Hadoop and Log File Analysis

I've always thought that Hadoop is a great fit for analyzing log files (I even wrote an article about it). The big win is that you can write ad hoc MapReduce queries against huge datasets and get results in minutes or hours. So I was interested to read Stu Hood's recent post about using Hadoop to analyze email log data:

Here at Mailtrust, Rackspace’s mail division, we are taking advantage of Hadoop to help us wrangle several hundred gigabytes of email log data that our mail servers generate each day. We’ve built a great tool for our support team that lets them search mail logs in order to troubleshoot problems for customers. Until recently, this log search and storage system was centered around a traditional relational database, which worked fine until the exponential growth in the volume of our dataset overcame what a single machine could cope with. The new logging backend we’ve developed based on Hadoop gives us virtually unlimited scalability.

The best bit was when they wrote a MapReduce query to find the geographic distribution of their users.

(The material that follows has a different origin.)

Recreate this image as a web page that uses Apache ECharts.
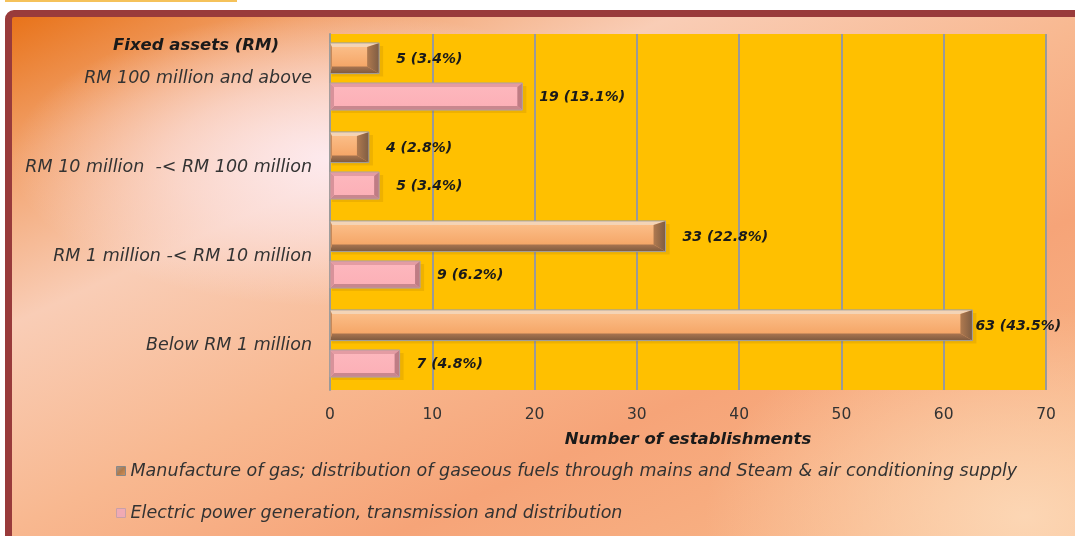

This data was so useful that we’ve scheduled the MapReduce job to run monthly and we will be using this data to help us decide which Rackspace data centers to place new mail servers in as we grow.

It's great when a technology has the ability to make such a positive contribution to your business. In Doug Cutting's words, it is "transformative".

Can we take this further? It seems to me that there is a gap in the market for an open source web traffic analysis tool. Think Google Analytics where you can write your own queries. I wonder who's going to build such a thing?